When I began this project, I set out to examine the conceptualization, function, and impact of consumer capitalism in women-authored modernist texts …. I soon discovered that it was not possible to discuss adequately the ideologies and operations of consumerism without considering the ways that consumerism and modernism alike interfaced with procedures of capitalist economies more broadly, with the classed hierarchies that organize capitalist cultures, with shifting but still active nation- and empire-building, and with racial and ethnic dynamics of societies in demographic flux.” (4)
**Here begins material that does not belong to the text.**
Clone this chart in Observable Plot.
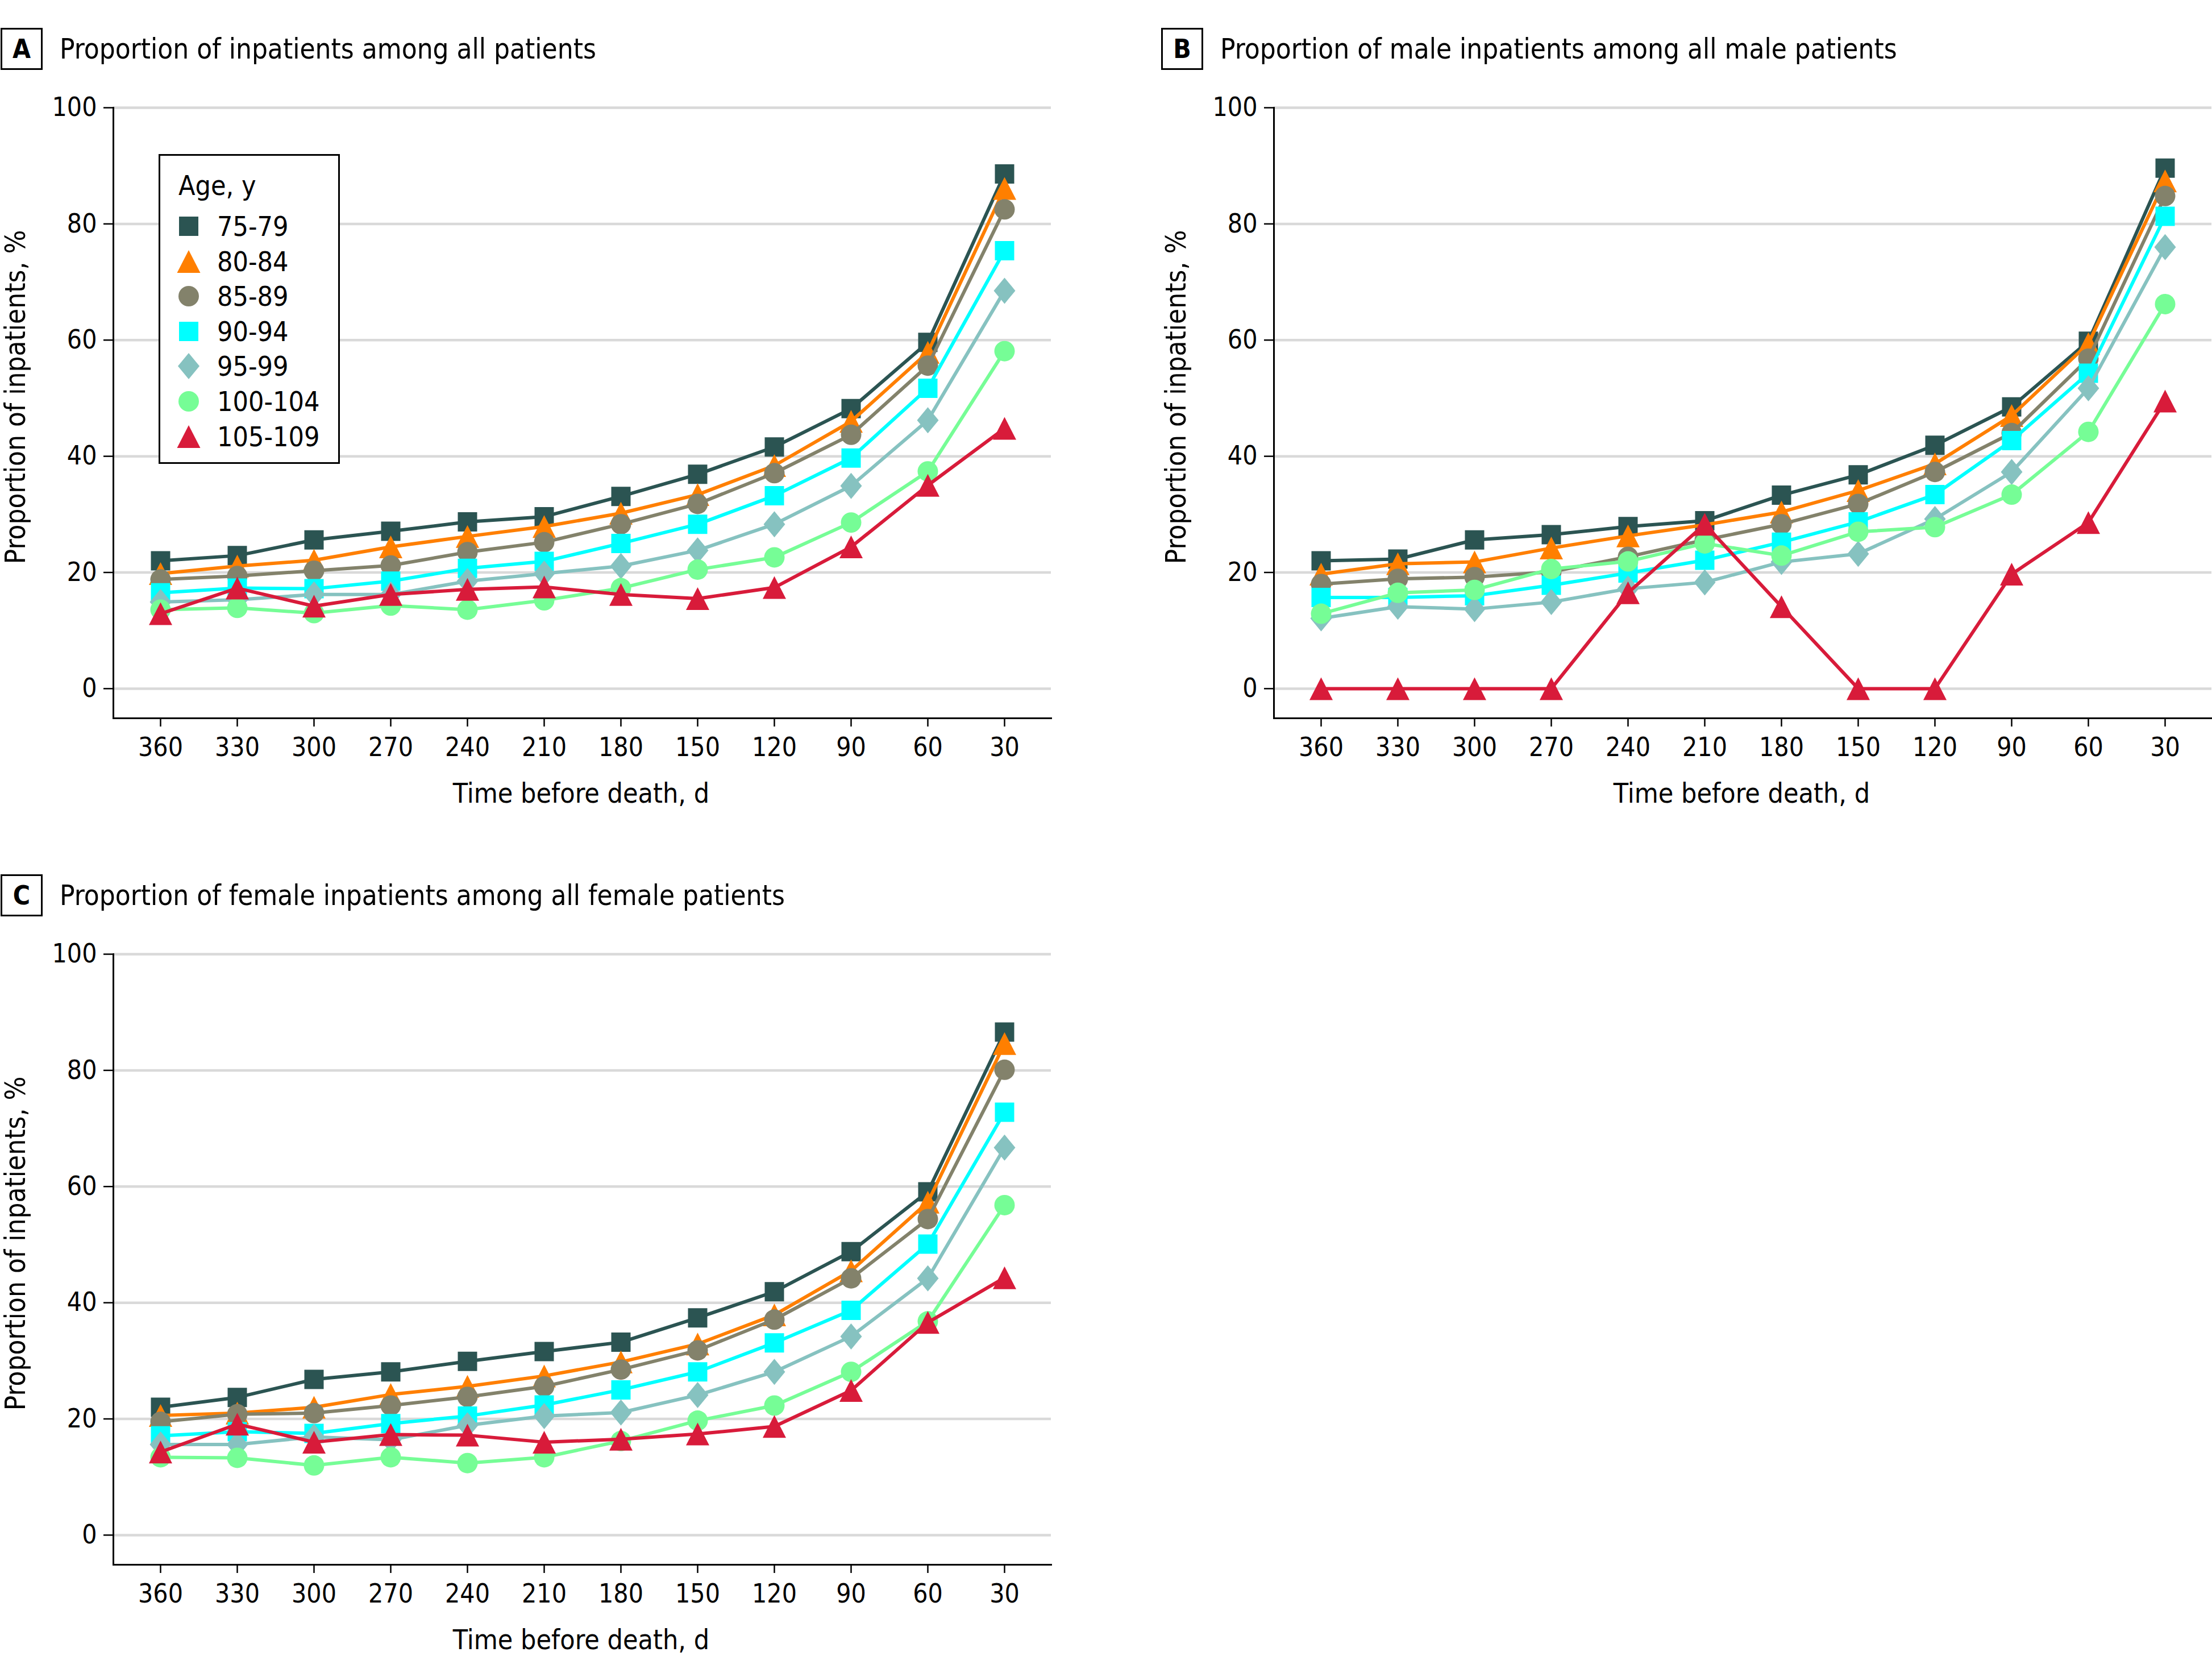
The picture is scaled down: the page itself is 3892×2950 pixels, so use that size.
<!DOCTYPE html>
<html>
<head>
<meta charset="utf-8">
<script src="https://cdn.jsdelivr.net/npm/d3@7"></script>
<script src="https://cdn.jsdelivr.net/npm/@observablehq/plot@0.6"></script>
<style>
  html, body { margin: 0; padding: 0; background: #fff; }
  body {
    width: 3892px; height: 2950px; position: relative; overflow: hidden;
    font-family: 'DejaVu Sans Condensed', 'DejaVu Sans', sans-serif;
    font-stretch: condensed; color: #000;
  }
  .panel { position: absolute; }
  .panel svg { max-width: none !important; overflow: visible;
    font-family: 'DejaVu Sans Condensed', 'DejaVu Sans', sans-serif; font-stretch: condensed; }
  .tag { position: absolute; box-sizing: border-box; width: 74px; height: 74px; border: 3px solid #000;
    font-weight: bold; font-size: 46px; display: flex; align-items: center; justify-content: center; }
  .title { position: absolute; font-size: 49px; height: 74px; line-height: 74px; white-space: nowrap; }
  .legend { position: absolute; box-sizing: border-box; left: 279px; top: 271px; width: 319px; height: 545px;
    border: 3px solid #000; background: #fff; }
  .legend .head { position: absolute; left: 32px; top: 24px; font-size: 48px; line-height: 56px; }
  .legend .row { position: absolute; left: 0; height: 56px; width: 100%; }
  .legend .row svg { position: absolute; left: 18px; top: 0; }
  .legend .row span { position: absolute; left: 100px; top: 0; font-size: 48px; line-height: 56px; }
</style>
</head>
<body>
<div id="root"></div>
<script>
// ---------- data ----------
const days = [360, 330, 300, 270, 240, 210, 180, 150, 120, 90, 60, 30];
const ageGroups = ["75-79", "80-84", "85-89", "90-94", "95-99", "100-104", "105-109"];
const yTicks = [0, 20, 40, 60, 80, 100];

// Panel A: all patients
const all75_79   = [22.0, 22.9, 25.6, 27.1, 28.7, 29.6, 33.1, 36.9, 41.6, 48.2, 59.6, 88.6];
const all80_84   = [19.8, 21.1, 22.1, 24.4, 26.2, 27.9, 30.2, 33.4, 38.4, 46.0, 57.9, 86.1];
const all85_89   = [18.8, 19.4, 20.3, 21.2, 23.5, 25.2, 28.3, 31.8, 37.1, 43.7, 55.6, 82.5];
const all90_94   = [16.5, 17.3, 17.2, 18.5, 20.7, 21.9, 25.0, 28.3, 33.2, 39.7, 51.7, 75.4];
const all95_99   = [14.9, 15.3, 16.2, 16.2, 18.5, 19.8, 21.1, 23.8, 28.3, 34.9, 46.2, 68.5];
const all100_104 = [13.6, 13.9, 13.0, 14.3, 13.6, 15.2, 17.3, 20.5, 22.6, 28.6, 37.4, 58.1];
const all105_109 = [12.9, 17.3, 14.2, 16.2, 17.1, 17.5, 16.2, 15.5, 17.4, 24.4, 35.0, 44.8];

// Panel B: male patients
const male75_79   = [22.0, 22.3, 25.6, 26.5, 27.9, 28.9, 33.3, 36.8, 41.9, 48.5, 59.8, 89.6];
const male80_84   = [19.7, 21.5, 21.8, 24.2, 26.3, 28.2, 30.4, 34.1, 38.7, 47.0, 59.4, 87.4];
const male85_89   = [18.0, 18.9, 19.2, 20.1, 22.7, 25.6, 28.3, 31.8, 37.3, 44.0, 56.8, 84.8];
const male90_94   = [15.7, 15.7, 16.0, 17.8, 19.9, 22.1, 25.2, 28.7, 33.4, 42.7, 54.3, 81.3];
const male95_99   = [12.1, 14.1, 13.7, 14.9, 17.2, 18.3, 21.8, 23.2, 29.2, 37.3, 51.7, 76.0];
const male100_104 = [12.9, 16.5, 17.0, 20.6, 21.9, 25.0, 22.9, 27.0, 27.8, 33.4, 44.2, 66.2];
const male105_109 = [0, 0, 0, 0, 16.5, 28.3, 14.1, 0, 0, 19.7, 28.6, 49.5];

// Panel C: female patients
const female75_79   = [22.0, 23.7, 26.8, 28.1, 29.9, 31.6, 33.2, 37.4, 41.9, 48.8, 59.1, 86.6];
const female80_84   = [20.6, 21.0, 22.0, 24.2, 25.6, 27.4, 29.8, 32.9, 37.9, 45.5, 57.3, 84.6];
const female85_89   = [19.5, 20.8, 21.0, 22.3, 23.8, 25.6, 28.5, 31.8, 37.1, 44.2, 54.4, 80.1];
const female90_94   = [17.1, 17.8, 17.5, 19.2, 20.5, 22.4, 25.0, 28.1, 33.1, 38.7, 50.1, 72.8];
const female95_99   = [15.6, 15.6, 16.9, 16.4, 18.9, 20.5, 21.1, 24.1, 28.1, 34.2, 44.2, 66.7];
const female100_104 = [13.4, 13.3, 12.0, 13.4, 12.4, 13.4, 16.2, 19.7, 22.3, 28.1, 36.8, 56.8];
const female105_109 = [14.3, 19.1, 16.0, 17.3, 17.2, 16.0, 16.5, 17.4, 18.7, 24.9, 36.6, 44.3];

const colors = ["#2b5452", "#ff7f00", "#83826b", "#00ffff", "#86c2c0", "#76fd96", "#d81b3a"];

const titles = [
  "Proportion of inpatients among all patients",
  "Proportion of male inpatients among all male patients",
  "Proportion of female inpatients among all female patients"
];
const xLabel = "Time before death, d";
const yLabel = "Proportion of inpatients, %";

// ---------- marker shapes ----------
const square = s => ({ draw(c) { c.moveTo(-s/2, -s/2); c.lineTo(s/2, -s/2); c.lineTo(s/2, s/2); c.lineTo(-s/2, s/2); c.closePath(); } });
const triangle = (w, h) => ({ draw(c) { c.moveTo(0, -h/2); c.lineTo(w/2, h/2); c.lineTo(-w/2, h/2); c.closePath(); } });
const circle = r => ({ draw(c) { c.moveTo(r, 0); c.arc(0, 0, r, 0, 2 * Math.PI); c.closePath(); } });
const diamond = (w, h) => ({ draw(c) { c.moveTo(0, -h/2); c.lineTo(w/2, 0); c.lineTo(0, h/2); c.lineTo(-w/2, 0); c.closePath(); } });
const symbols = [square(34), triangle(41, 40), circle(18), square(34), diamond(38, 46), circle(18), triangle(41, 40)];

// ---------- panels ----------
const FRAME_L = 199, FRAME_T = 189, FRAME_B = 1263, FRAME_R = 1849;

function makePanel(series, { marginRight }) {
  const width = FRAME_R + marginRight;
  const height = FRAME_B + 180;
  const marks = [Plot.ruleY(yTicks, { stroke: "#d9d9d9", strokeWidth: 4.5 })];
  series.forEach((vals, i) => {
    const data = days.map((d, j) => ({ day: d, value: vals[j], group: ageGroups[i] }));
    marks.push(Plot.line(data, { x: "day", y: "value", stroke: colors[i], strokeWidth: 6 }));
    marks.push(Plot.dot(data, { x: "day", y: "value", fill: colors[i], symbol: symbols[i], r: 18 }));
  });
  marks.push(
    Plot.frame({ anchor: "left", stroke: "#000", strokeWidth: 3 }),
    Plot.frame({ anchor: "bottom", stroke: "#000", strokeWidth: 3 }),
    Plot.axisY({ ticks: yTicks, tickSize: 17, tickPadding: 12, fontSize: 46, strokeWidth: 2.5, label: null }),
    Plot.axisX({ tickSize: 15, tickPadding: 19, fontSize: 46, strokeWidth: 2.5, label: null }),
    Plot.text([yLabel], { text: d => d, frameAnchor: "left", rotate: -90, textAnchor: "middle", lineAnchor: "top", dx: -190, dy: -28, fontSize: 49 }),
    Plot.text([xLabel], { text: d => d, frameAnchor: "bottom", textAnchor: "middle", lineAnchor: "top", dx: -2, dy: 114, fontSize: 48 })
  );
  return Plot.plot({
    width, height,
    marginLeft: FRAME_L, marginRight, marginTop: FRAME_T, marginBottom: height - FRAME_B,
    x: { type: "point", domain: days, padding: 0.6 },
    y: { domain: [-5.1, 100] },
    marks
  });
}

const root = document.getElementById("root");
function place(el, left, top) {
  const div = document.createElement("div");
  div.className = "panel";
  div.style.left = left + "px";
  div.style.top = top + "px";
  div.appendChild(el);
  root.appendChild(div);
  return div;
}
function addTitle(letter, text, left, top) {
  const tag = document.createElement("div");
  tag.className = "tag"; tag.textContent = letter;
  tag.style.left = left + "px"; tag.style.top = top + "px";
  root.appendChild(tag);
  const t = document.createElement("div");
  t.className = "title"; t.textContent = text;
  t.style.left = (left + 104) + "px"; t.style.top = (top + 1) + "px";
  root.appendChild(t);
}

place(makePanel([all75_79, all80_84, all85_89, all90_94, all95_99, all100_104, all105_109], { marginRight: 40 }), 0, 0);
place(makePanel([male75_79, male80_84, male85_89, male90_94, male95_99, male100_104, male105_109], { marginRight: 0 }), 2042, 0);
place(makePanel([female75_79, female80_84, female85_89, female90_94, female95_99, female100_104, female105_109], { marginRight: 40 }), 0, 1489);

addTitle("A", titles[0], 1, 49);
addTitle("B", titles[1], 2043, 49);
addTitle("C", titles[2], 1, 1538);

// ---------- legend (panel A) ----------
const legend = document.createElement("div");
legend.className = "legend";
const head = document.createElement("div");
head.className = "head"; head.textContent = "Age, y";
legend.appendChild(head);
ageGroups.forEach((g, i) => {
  const row = document.createElement("div");
  row.className = "row";
  row.style.top = (96 + i * 61.6) + "px";
  const svg = d3.create("svg").attr("width", 64).attr("height", 56);
  svg.append("path")
    .attr("transform", "translate(32,28)")
    .attr("fill", colors[i])
    .attr("d", d3.symbol().type(symbols[i]).size(1000)());
  row.appendChild(svg.node());
  const s = document.createElement("span");
  s.textContent = g;
  row.appendChild(s);
  legend.appendChild(row);
});
root.appendChild(legend);
</script>
</body>
</html>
The four chapters that follow make good on the ambitious terms of the project’s remit. The first chapter considers how the fiction of Jean Rhys registers the ways in which “consumerism links the evolving strategies of actual colonization (economic, military, political) with those of the metaphorical (but no less material or real) colonization of women’s bodies through commodification, fetishization, and visual appropriation” (17). Karl shows how Rhys’ heroines – émigrés to London or Paris from colonized territories or other exotic locales – attempt to utilize consumption and display in order to fashion what they imagine to be metropolitan identities; the effect, however, is to turn themselves into commodities to be possessed and exchanged by domineering, paternalistic men. The book then turns to Virginia Woolf, to examine the co-construction of consumerism and imperialism in The Voyage Out (1915) and Mrs. Dalloway (1925). Here, Karl argues that Woolf sees the practices of British imperial domination as not merely confined to the upper social echelons – in the exercise of state and corporate power – but as continually replicated and intensified ‘on the ground’ in the everyday consumption of goods that bear the imprint of distant exploitation. Woolf’s response, however, is a complex – and symptomatic – combination of complicity and critique.

Chapter 3 analyses two prominent memoirs of modernist literary culture: Gertrude Stein’s The Autobiography of Alice B. Toklas (1933) and Sylvia Beach’s Shakespeare and Company (1956). Karl skilfully articulates the ways in which Stein, the avant-garde poet, and Beach, the pioneering bookseller and publisher who first brought James Joyce’s Ulysses (1922) into print, did not simply reject the consumer marketplace, but rather challenged a standardized mass culture from within the market itself, positioning their wares as radical, daring commodities for a discerning, niche audience. The final chapter focuses on Nella Larsen’s 1928 novel Quicksand, the loosely autobiographical tale of an American woman of white European and black West Indian parentage. Karl argues compellingly that Larsen’s protagonist, Helga, uses consumerism as a strategy through which “to negotiate the discrepancies of racial identification and class positioning in order to forge a unique position for herself” (120). Commodities and consumerism “appear to offer the latitude of choice against the economic formations of race” (120), but, proving in fact to be inseparable from rigidly hierarchical social structures, they turn out to merely embed Helga’s predetermined place on the social scale.

Drawing on the detailed readings of modernist texts offered in her four chapters, Karl’s concluding Coda makes persuasive and intriguing connections to contemporary culture, indicating how many of today’s anxieties and debates about consumption, commodification, branding, and corporate power were rehearsed during the modernist period, and asserting a strong case for the relevance of modernist texts in understanding the intoxicating and troubling consumer landscape of the twenty-first century.

As Karl notes in her introduction, there has been a recent turn in modernist studies towards “geography and transnationalism,” a turn which troubles “the national and temporal parameters of modernism” (3). Modernism and the Marketplace, with its deftly rendered panorama of globalized economic relations and spatially expansive modernist texts, makes a brilliant contribution to this vibrant field of study. Laura Doyle and Laura Winkiel write influentially of modernism’s “geocultural consciousness” (qtd. in Karl 4); Karl’s book provides one of the best analyses yet of this mode of writing, thought, and experience.

Works Cited
Laura Doyle and Laura Winkiel (Eds.) 2005. Geomodernisms: Race, Modernism, Modernity. Bloomington: Indiana UP.